2005-10-14, 12:58
|
#1
|
Zakorzenienie
Zarejestrowany: 2004-07
Wiadomości: 5 118
|
Smutno mi:(
Smutno mi, bo moj TZ uswiadomil mi, ze chyba cofam sie troche w rozwoju... zarzuca mi, ze od kiedy poszlam na studia (ekonomiczne), ktore mnie malo interesuja, stalam sie osoba plytka. Moze cos w tym jest, bo od dawna nie przeczytalam zadnej ciekawej i ambitnej ksiazki (poza podrecznikami), zle sie czuje wsrod ludzi, z ktorymi studiuje i nie bardzo wiem co mam ze soba zrobic.

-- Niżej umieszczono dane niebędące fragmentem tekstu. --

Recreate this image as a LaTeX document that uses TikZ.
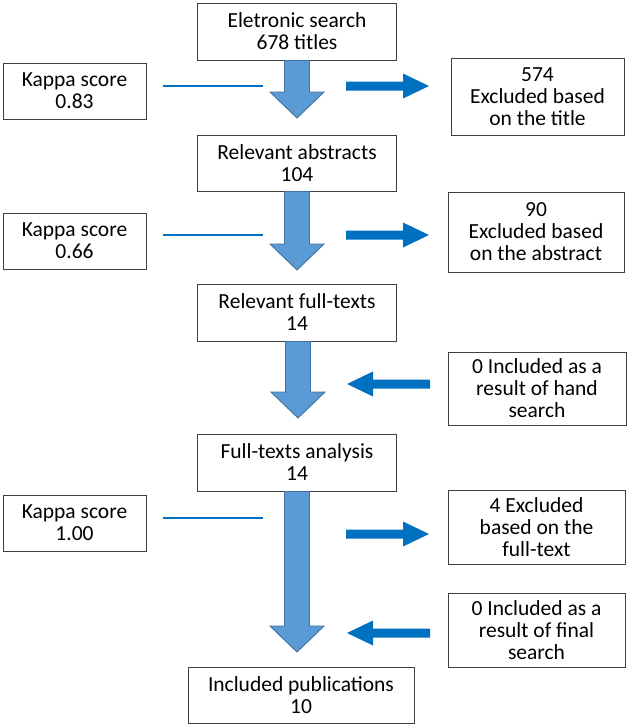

TZ zarzucil mi, ze niezadowolenie rekompensuje sobie zakupami i jedzeniem (choc gruba nie jestem). Niestety prawda jest, ze nie wybralam chyba najlepiej, ale nie bede przerywac tych studiow w polowie, zreszta nawet nie mam pojecia co innego moglabym studiowac... Wybralam studia ekonomiczne, bo raczej po humanistycznych pracy nie znajde. Nie wiem co mam ze soba zrobic, jak sie do czegokolwiek zmobilizowac. Podobno nie mam zadnych zainteresowac (wg TZ) i juz nie jestem taka wspaniala jak kiedys... Co mozna z tym zrobic?